Referring to your diagram, this is what happens when the discs / pads are getting on a bit - maybe towards a year or so?
The disc naturally rusts, that we know about.....right from new. When the brake pedal forces the pad against the disc, theoretically the rust is scraped off. However.....if the rust isn't scraped away, the corrosion continues as you have shown. Rust is much harder than the disc material (a sintered iron mix) and just gets polished rather than scraped and gives the wear lip on both the disc and the pads.
With new discs and pads, this rusting syndrome is removed to a large degree as both the disc surface and pad surface are completely flat, but as the mileage builds you do get this discrepancy.
Sticking my neck out, this is why its best to replace both the pads and the discs at the same time - unless the car does a high mileage when the rusting doesn't occur.

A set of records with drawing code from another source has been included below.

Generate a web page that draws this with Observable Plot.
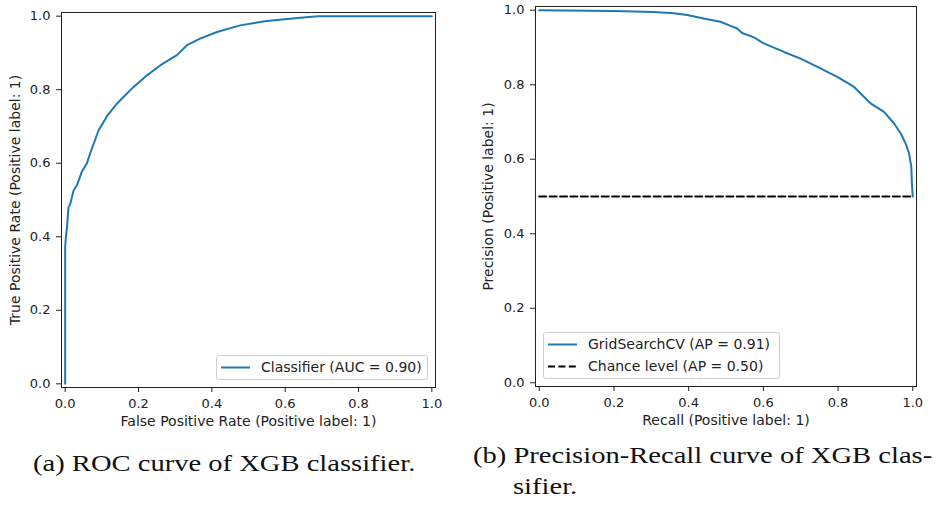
<!DOCTYPE html>
<html>
<head>
<meta charset="utf-8">
<script src="https://cdn.jsdelivr.net/npm/d3@7"></script>
<script src="https://cdn.jsdelivr.net/npm/@observablehq/plot@0.6"></script>
<style>
  html, body { margin: 0; padding: 0; background: #fff; }
  #wrap { position: relative; width: 946px; height: 508px; overflow: hidden; background: #fff; }
  .panel { position: absolute; top: 0; }
  .legend { position: absolute; border: 1px solid #cfcfcf; border-radius: 3px; background: rgba(255,255,255,0.85);
            font-family: "DejaVu Sans", sans-serif; font-size: 14px; color: #222; box-sizing: border-box; }
  .legend .row { position: absolute; left: 0; height: 20px; line-height: 20px; white-space: nowrap; }
  .legend svg { position: absolute; top: 0; }
  .legend span { position: absolute; }
  .cap { position: absolute; font-family: "Liberation Serif", "Times New Roman", serif; font-size: 24px; line-height: 24px;
         color: #111; white-space: nowrap; transform: scaleX(1.19); transform-origin: 0 0; }
</style>
</head>
<body>
<div id="wrap"></div>
<script>
// ---------- data ----------
const rocFpr = [0, 0, 0.002, 0.005, 0.009, 0.014, 0.023, 0.032, 0.045, 0.059, 0.07, 0.091, 0.114, 0.141, 0.159, 0.186, 0.223, 0.259, 0.29, 0.305, 0.332, 0.368, 0.414, 0.477, 0.55, 0.641, 0.69, 0.8, 1.0];
const rocTpr = [0, 0.37, 0.40, 0.426, 0.48, 0.49, 0.526, 0.54, 0.576, 0.599, 0.632, 0.689, 0.728, 0.762, 0.78, 0.807, 0.839, 0.866, 0.885, 0.894, 0.921, 0.939, 0.957, 0.975, 0.987, 0.996, 1.0, 1.0, 1.0];

const prRecall = [0, 0.2, 0.306, 0.36, 0.396, 0.44, 0.485, 0.512, 0.53, 0.543, 0.575, 0.601, 0.655, 0.70, 0.753, 0.798, 0.843, 0.887, 0.923, 0.95, 0.968, 0.981, 0.99, 0.996, 0.998, 1.0];
const prPrecision = [1.0, 0.998, 0.995, 0.992, 0.987, 0.978, 0.969, 0.958, 0.951, 0.939, 0.927, 0.911, 0.888, 0.870, 0.844, 0.821, 0.794, 0.750, 0.727, 0.696, 0.669, 0.642, 0.616, 0.58, 0.53, 0.5];

const chanceRecall = [0, 1];
const chancePrecision = [0.5, 0.5];

const tickValues = [0, 0.2, 0.4, 0.6, 0.8, 1.0];
const rocXLabel = "False Positive Rate (Positive label: 1)";
const rocYLabel = "True Positive Rate (Positive label: 1)";
const prXLabel = "Recall (Positive label: 1)";
const prYLabel = "Precision (Positive label: 1)";
const rocLegend = ["Classifier (AUC = 0.90)"];
const prLegend = ["GridSearchCV (AP = 0.91)", "Chance level (AP = 0.50)"];
const captionA = ["(a) ROC curve of XGB classifier."];
const captionB = ["(b) Precision-Recall curve of XGB clas-", "sifier."];

// ---------- build tables ----------
const roc = rocFpr.map((x, i) => ({fpr: x, tpr: rocTpr[i]}));
const pr = prRecall.map((x, i) => ({recall: x, precision: prPrecision[i]}));
const chance = chanceRecall.map((x, i) => ({recall: x, precision: chancePrecision[i]}));

const BLUE = "#1f77b4";
const INK = "#222";
const fmt = d => d.toFixed(1);

function axes() {
  return [
    Plot.frame({stroke: INK, strokeWidth: 1}),
    Plot.axisX({ticks: tickValues, tickSize: 5, tickPadding: 6, tickFormat: fmt, label: null, stroke: INK, fill: INK}),
    Plot.axisY({ticks: tickValues, tickSize: 5, tickPadding: 6, tickFormat: fmt, label: null, stroke: INK, fill: INK})
  ];
}

const common = {
  style: {fontFamily: "DejaVu Sans, sans-serif", fontSize: "13px", color: INK, background: "transparent", overflow: "visible"}
};

const rocPlot = Plot.plot({
  ...common,
  width: 470, height: 440,
  marginLeft: 61, marginRight: 35, marginTop: 12, marginBottom: 53,
  x: {domain: [-0.01, 1.01], label: null},
  y: {domain: [-0.01, 1.01], label: null},
  marks: [
    ...axes(),
    Plot.line(roc, {x: "fpr", y: "tpr", stroke: BLUE, strokeWidth: 2}),
    Plot.text([rocXLabel], {text: d => d, frameAnchor: "bottom", textAnchor: "middle", dy: 38, fontSize: 14, fill: INK}),
    Plot.text([rocYLabel], {text: d => d, frameAnchor: "left", textAnchor: "middle", rotate: -90, dx: -46, fontSize: 14, fill: INK})
  ]
});

const prPlot = Plot.plot({
  ...common,
  width: 476, height: 440,
  marginLeft: 65, marginRight: 30, marginTop: 6, marginBottom: 54,
  x: {domain: [-0.01, 1.01], label: null},
  y: {domain: [-0.01, 1.01], label: null},
  marks: [
    ...axes(),
    Plot.line(pr, {x: "recall", y: "precision", stroke: BLUE, strokeWidth: 2}),
    Plot.line(chance, {x: "recall", y: "precision", stroke: "black", strokeWidth: 2, strokeDasharray: "7,3.4"}),
    Plot.text([prXLabel], {text: d => d, frameAnchor: "bottom", textAnchor: "middle", dy: 38, fontSize: 14, fill: INK}),
    Plot.text([prYLabel], {text: d => d, frameAnchor: "left", textAnchor: "middle", rotate: -90, dx: -47, fontSize: 14, fill: INK})
  ]
});

const wrap = document.getElementById("wrap");
rocPlot.classList.add("panel"); rocPlot.style.left = "0px";
prPlot.classList.add("panel"); prPlot.style.left = "470px";
wrap.appendChild(rocPlot);
wrap.appendChild(prPlot);

// ---------- legends ----------
function legend(left, top, width, entries) {
  const box = document.createElement("div");
  box.className = "legend";
  box.style.left = left + "px"; box.style.top = top + "px";
  box.style.width = width + "px"; box.style.height = (entries.length * 22 + 3) + "px";
  entries.forEach((e, i) => {
    const row = document.createElement("div");
    row.className = "row";
    row.style.top = (1 + i * 21.7) + "px";
    row.style.width = "100%";
    row.innerHTML = `<svg width="40" height="20" style="left:4px"><line x1="0" x2="29" y1="10.5" y2="10.5" stroke="${e.color}" stroke-width="2" ${e.dash ? `stroke-dasharray="${e.dash}"` : ""}/></svg><span style="left:44px">${e.label}</span>`;
    box.appendChild(row);
  });
  wrap.appendChild(box);
}
legend(216, 355, 212, [{label: rocLegend[0], color: BLUE}]);
legend(543, 332, 237, [{label: prLegend[0], color: BLUE}, {label: prLegend[1], color: "black", dash: "7,3.4"}]);

// ---------- captions ----------
function caption(text, left, baseline) {
  const d = document.createElement("div");
  d.className = "cap";
  d.textContent = text;
  d.style.left = left + "px";
  d.style.top = (baseline - 20.1) + "px";
  wrap.appendChild(d);
}
caption(captionA[0], 33, 470.7);
caption(captionB[0], 473, 462.7);
caption(captionB[1], 513, 494);
</script>
</body>
</html>
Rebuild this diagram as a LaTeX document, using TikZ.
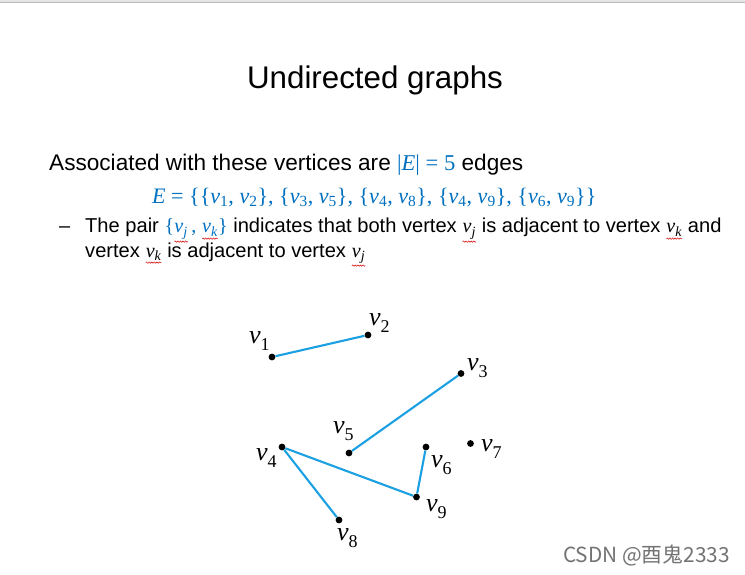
\documentclass[tikz,border=0pt]{standalone}
\usepackage{fontspec}
\setmainfont{Liberation Sans}
\newfontfamily\tnr{Liberation Serif}
\newfontfamily\cjk{Noto Sans CJK SC}
\usetikzlibrary{decorations.pathmorphing}
\definecolor{mblue}{RGB}{0,112,192}
\definecolor{edgeblue}{RGB}{27,160,225}
\newcommand{\vsub}[1]{{\tnr\itshape v\textsubscript{#1}}}
\newcommand{\squig}[1]{\tikz[baseline=(w.base)]{\node[inner sep=0pt,outer sep=0pt](w){#1};\draw[red!85!black,line width=0.5pt,decorate,decoration={snake,amplitude=0.7pt,segment length=2.6pt}]([yshift=-2.5pt]w.south west)--([yshift=-2.5pt]w.south east);}}
\newcommand{\vlab}[1]{{\fontsize{26}{26}\tnr\itshape v}\raisebox{-7pt}{\fontsize{18}{18}\tnr #1}}
\newcommand{\ev}[1]{\textit{v}\textsubscript{#1}}
\tikzset{
  vert/.style={circle,fill=black,inner sep=0pt,minimum size=6.8pt},
  lab/.style={anchor=base west,inner sep=0pt},
  edg/.style={draw=edgeblue,line width=2.1pt},
  txt/.style={anchor=base west,inner sep=0pt}
}
\begin{document}
\begin{tikzpicture}[x=1pt,y=-1pt]
\useasboundingbox (0,0) rectangle (745,575);
\fill[white] (0,0) rectangle (745,575);
\fill[gray!20] (0,0) rectangle (745,2);
\draw[gray!55,line width=0.8pt] (0,2.5) -- (745,2.5);
% title
\node[anchor=base,inner sep=0pt] (title) at (375,89) {\fontsize{31.3}{31}\selectfont Undirected graphs};
% text lines
\node[txt] (line1) at (49,171) {\fontsize{22.6}{24}\selectfont Associated with these vertices are {\tnr\color{mblue}|\textit{E}| = 5} edges};
\node[txt] (eline) at (152,203.5) {\fontsize{22.1}{24}\tnr\color{mblue}\textit{E} = \{\{\ev{1}, \ev{2}\}, \{\ev{3}, \ev{5}\}, \{\ev{4}, \ev{8}\}, \{\ev{4}, \ev{9}\}, \{\ev{6}, \ev{9}\}\}};
\node[txt] (dash) at (59,233) {\fontsize{20}{22}\selectfont --};
\node[txt] (b1) at (85,233) {\fontsize{20.1}{22}\selectfont The pair {\color{mblue}{\tnr\{}\squig{\vsub{j}}\,{\tnr ,} \squig{\vsub{k}}{\tnr\}}} indicates that both vertex \squig{\vsub{j}} is adjacent to vertex \squig{\vsub{k}} and};
\node[txt] (b2) at (85,257) {\fontsize{20.1}{22}\selectfont vertex \squig{\vsub{k}} is adjacent to vertex \squig{\vsub{j}}};
% vertices
\node[vert] (v1) at (272,357) {};
\node[vert] (v2) at (368,335) {};
\node[vert] (v3) at (461,373.5) {};
\node[vert] (v4) at (282,447) {};
\node[vert] (v5) at (349,453) {};
\node[vert] (v6) at (426,447) {};
\node[vert] (v7) at (470.5,443.5) {};
\node[vert] (v8) at (339,520) {};
\node[vert] (v9) at (416.5,497) {};
% labels
\node[lab] (l1) at (249,343) {\vlab{1}};
\node[lab] (l2) at (369,325) {\vlab{2}};
\node[lab] (l3) at (467,370) {\vlab{3}};
\node[lab] (l4) at (256,460) {\vlab{4}};
\node[lab] (l5) at (333,433) {\vlab{5}};
\node[lab] (l6) at (431,467) {\vlab{6}};
\node[lab] (l7) at (481,451) {\vlab{7}};
\node[lab] (l8) at (337,540) {\vlab{8}};
\node[lab] (l9) at (426,511) {\vlab{9}};
% edges
\draw[edg] (v1) -- (v2);
\draw[edg] (v3) -- (v5);
\draw[edg] (v4) -- (v8);
\draw[edg] (v4) -- (v9);
\draw[edg] (v6) -- (v9);
% watermark
\node[txt,text=black!55] (wm) at (563,562) {\fontsize{20.8}{20.8}\cjk CSDN @酉鬼2333};
\end{tikzpicture}
\end{document}
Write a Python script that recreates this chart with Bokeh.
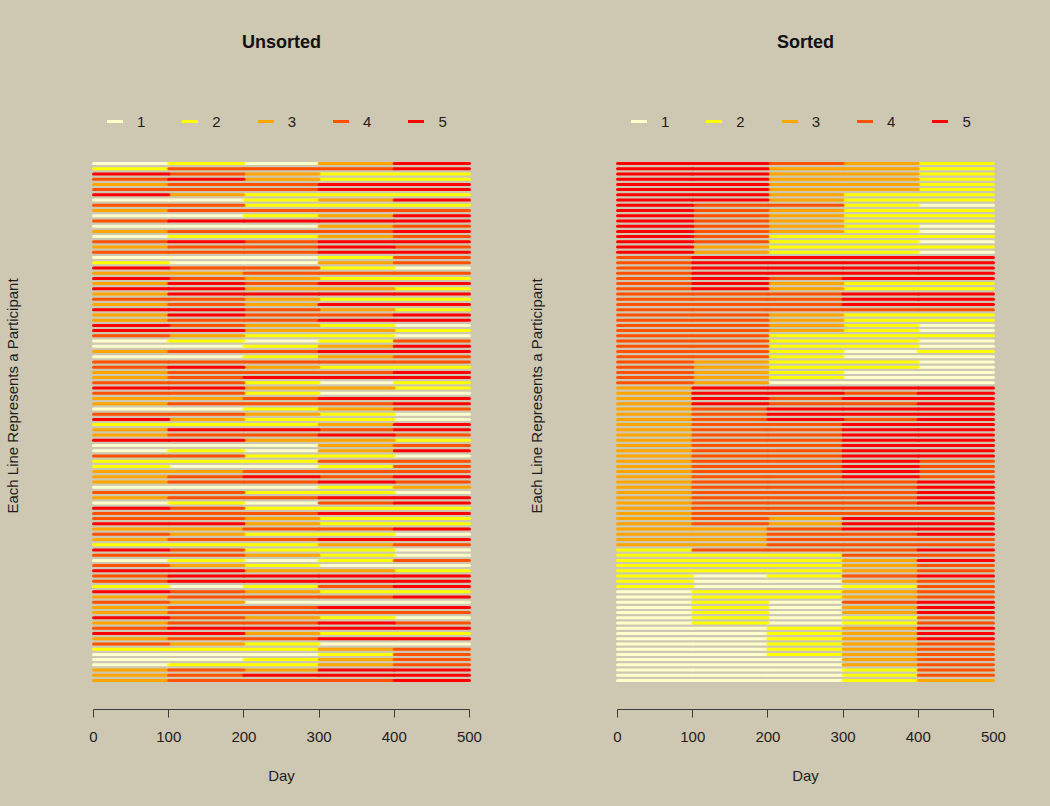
from bokeh.plotting import figure
from bokeh.layouts import row
from bokeh.models import Range1d, FixedTicker, Legend, LegendItem, ColumnDataSource
from bokeh.embed import file_html
from bokeh.resources import INLINE

# ---------------- data ----------------
days = [0, 100, 200, 300, 400, 500]
levels = ["1", "2", "3", "4", "5"]
level_colors = ["#FFFFCC", "#FFFF00", "#FFA500", "#FF5200", "#FF0000"]
panel_titles = ["Unsorted", "Sorted"]

# value of each participant (top row first) in each 100-day period
period_0_100 = [1, 2, 5, 4, 3, 4, 5, 1, 4, 3, 1, 4, 1, 3, 1, 4, 3, 4, 1, 2,
                5, 3, 5, 3, 5, 3, 4, 3, 5, 3, 3, 5, 5, 4, 1, 1, 3, 1, 4, 4,
                3, 3, 4, 5, 4, 3, 3, 1, 4, 5, 2, 3, 3, 5, 1, 1, 4, 2, 2, 3,
                3, 3, 1, 4, 3, 1, 5, 4, 4, 5, 3, 4, 3, 2, 5, 4, 1, 4, 5, 4,
                4, 2, 5, 3, 4, 3, 3, 5, 3, 4, 5, 3, 4, 2, 1, 1, 1, 3, 3, 3]
period_100_200 = [2, 4, 4, 5, 4, 4, 3, 1, 4, 4, 1, 5, 1, 4, 2, 5, 4, 4, 1, 1,
                  4, 3, 4, 5, 5, 5, 4, 4, 5, 5, 4, 4, 5, 3, 2, 1, 4, 1, 4, 5,
                  4, 4, 4, 5, 4, 3, 4, 1, 4, 3, 2, 5, 4, 5, 1, 2, 4, 2, 1, 3,
                  4, 4, 1, 4, 4, 2, 4, 4, 4, 5, 3, 3, 4, 2, 4, 4, 2, 3, 5, 5,
                  5, 1, 4, 4, 3, 4, 4, 4, 4, 5, 5, 4, 3, 2, 1, 1, 2, 4, 4, 4]
period_200_300 = [1, 4, 3, 3, 4, 4, 2, 2, 2, 4, 2, 5, 1, 4, 2, 4, 4, 4, 1, 1,
                  4, 4, 3, 4, 3, 5, 3, 3, 4, 4, 4, 3, 3, 2, 1, 2, 4, 2, 4, 3,
                  4, 5, 2, 3, 2, 4, 4, 2, 3, 2, 2, 5, 4, 3, 1, 1, 2, 2, 1, 4,
                  5, 4, 1, 2, 4, 1, 2, 4, 3, 3, 4, 2, 4, 2, 2, 3, 1, 2, 3, 5,
                  5, 2, 3, 4, 1, 4, 4, 3, 4, 5, 3, 4, 2, 2, 1, 2, 2, 3, 5, 4]
period_300_400 = [3, 4, 2, 2, 5, 5, 2, 3, 2, 4, 3, 5, 3, 4, 3, 5, 5, 5, 2, 3,
                  2, 4, 2, 5, 3, 5, 2, 5, 3, 4, 5, 2, 3, 2, 2, 3, 5, 3, 4, 2,
                  4, 5, 1, 3, 1, 5, 4, 3, 2, 2, 3, 4, 5, 3, 3, 3, 2, 4, 2, 4,
                  4, 5, 2, 2, 5, 4, 2, 5, 2, 2, 4, 2, 5, 3, 2, 2, 2, 1, 3, 5,
                  5, 4, 2, 4, 1, 5, 4, 2, 5, 5, 2, 5, 1, 3, 2, 3, 3, 5, 5, 4]
period_400_500 = [5, 5, 2, 2, 5, 5, 2, 5, 2, 4, 5, 5, 4, 5, 4, 5, 4, 5, 4, 4,
                  1, 4, 2, 5, 2, 5, 2, 5, 2, 5, 5, 1, 2, 1, 4, 5, 5, 4, 4, 2,
                  5, 5, 2, 2, 1, 5, 5, 4, 1, 1, 5, 5, 4, 2, 4, 5, 1, 4, 4, 4,
                  5, 4, 3, 1, 5, 5, 2, 5, 2, 2, 5, 1, 5, 4, 1, 1, 4, 1, 2, 5,
                  5, 5, 2, 5, 1, 5, 4, 1, 4, 5, 2, 5, 1, 4, 4, 4, 4, 5, 5, 5]

periods = [period_0_100, period_100_200, period_200_300, period_300_400, period_400_500]
unsorted_rows = list(zip(*periods))
sorted_rows = sorted(unsorted_rows, reverse=True)

# ---------------- style ----------------
BG = "#CEC7B2"
FONT = "Liberation Sans"
TXT = "#1e1e1e"
AX = "#3c3c3c"


def make_panel(title, data_rows, left, right, ylab_standoff):
    n = len(data_rows)
    p = figure(width=517, height=790, output_backend="svg", toolbar_location=None,
               x_range=Range1d(-20, 520), y_range=Range1d(-4.553, 115.511),
               min_border_left=left, min_border_right=right,
               min_border_top=82, min_border_bottom=81,
               background_fill_alpha=0, border_fill_color=BG,
               outline_line_color=None)
    p.grid.visible = False

    items = []
    for lvl, col in zip(levels, level_colors):
        x0, x1, y = [], [], []
        for i, r in enumerate(data_rows):
            for k, v in enumerate(r):
                if str(v) == lvl:
                    x0.append(days[k])
                    x1.append(days[k + 1])
                    y.append(n - i)
        src = ColumnDataSource(dict(x0=x0, x1=x1, y=y))
        rr = p.segment(x0="x0", y0="y", x1="x1", y1="y", source=src,
                       line_color=col, line_width=3, line_cap="round")
        items.append(LegendItem(label=lvl, renderers=[rr]))

    legend = Legend(items=items, orientation="horizontal", location="top_left",
                    margin=0, padding=29, spacing=37, glyph_width=16, glyph_height=20,
                    label_standoff=14, label_width=8, label_height=20,
                    label_text_font=FONT, label_text_font_size="15px",
                    label_text_color=TXT, background_fill_alpha=0,
                    border_line_alpha=0)
    p.add_layout(legend)

    # title
    p.title.text = title
    p.title.align = "center"
    p.title.vertical_align = "top"
    p.title.text_font = FONT
    p.title.text_font_size = "18px"
    p.title.text_font_style = "bold"
    p.title.text_color = "#111111"
    p.title.standoff = 58

    # x axis
    xa = p.xaxis[0]
    xa.ticker = FixedTicker(ticks=days)
    xa.bounds = (days[0], days[-1])
    xa.axis_label = "Day"
    xa.axis_label_text_font = FONT
    xa.axis_label_text_font_size = "15px"
    xa.axis_label_text_font_style = "normal"
    xa.axis_label_text_color = TXT
    xa.axis_label_standoff = 22
    xa.major_label_text_font = FONT
    xa.major_label_text_font_size = "15px"
    xa.major_label_text_color = TXT
    xa.major_label_standoff = 14
    xa.major_tick_out = 8
    xa.major_tick_in = 0
    xa.minor_tick_line_color = None
    xa.axis_line_color = AX
    xa.major_tick_line_color = AX

    # y axis: label only
    ya = p.yaxis[0]
    ya.ticker = FixedTicker(ticks=[])
    ya.axis_line_color = None
    ya.major_tick_line_color = None
    ya.minor_tick_line_color = None
    ya.axis_label = "Each Line Represents a Participant"
    ya.axis_label_text_font = FONT
    ya.axis_label_text_font_size = "15px"
    ya.axis_label_text_font_style = "normal"
    ya.axis_label_text_color = TXT
    ya.axis_label_standoff = ylab_standoff
    return p


p1 = make_panel(panel_titles[0], unsorted_rows, 78, 33, 58)
p2 = make_panel(panel_titles[1], sorted_rows, 85, 26, 58)

layout = row(p1, p2)
html = file_html(layout, INLINE)
html = html.replace("</head>", "<style>html, body { background-color: %s; }</style></head>" % BG, 1)
open("out.html", "w").write(html)
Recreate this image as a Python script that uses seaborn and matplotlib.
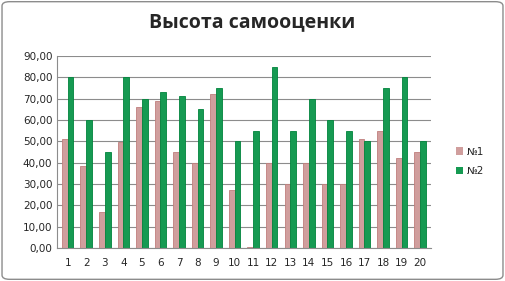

On your first post, you said you had two discs but only one pad - which I presume means pads only on one side? Bit of an error there, I'm afraid!
The question remains.....why did only the offside system wear?
John :)
 
............unless the car does a high mileage when the rusting doesn't occur.
13000 a year approx

On your first post, you said you had two discs but only one pad - which I presume means pads only on one side? Bit of an error there, I'm afraid!
I only went by the receipt John. See below.

The question remains.....why did only the offside system wear?
John :)

And that question will be addressed this afternoon!!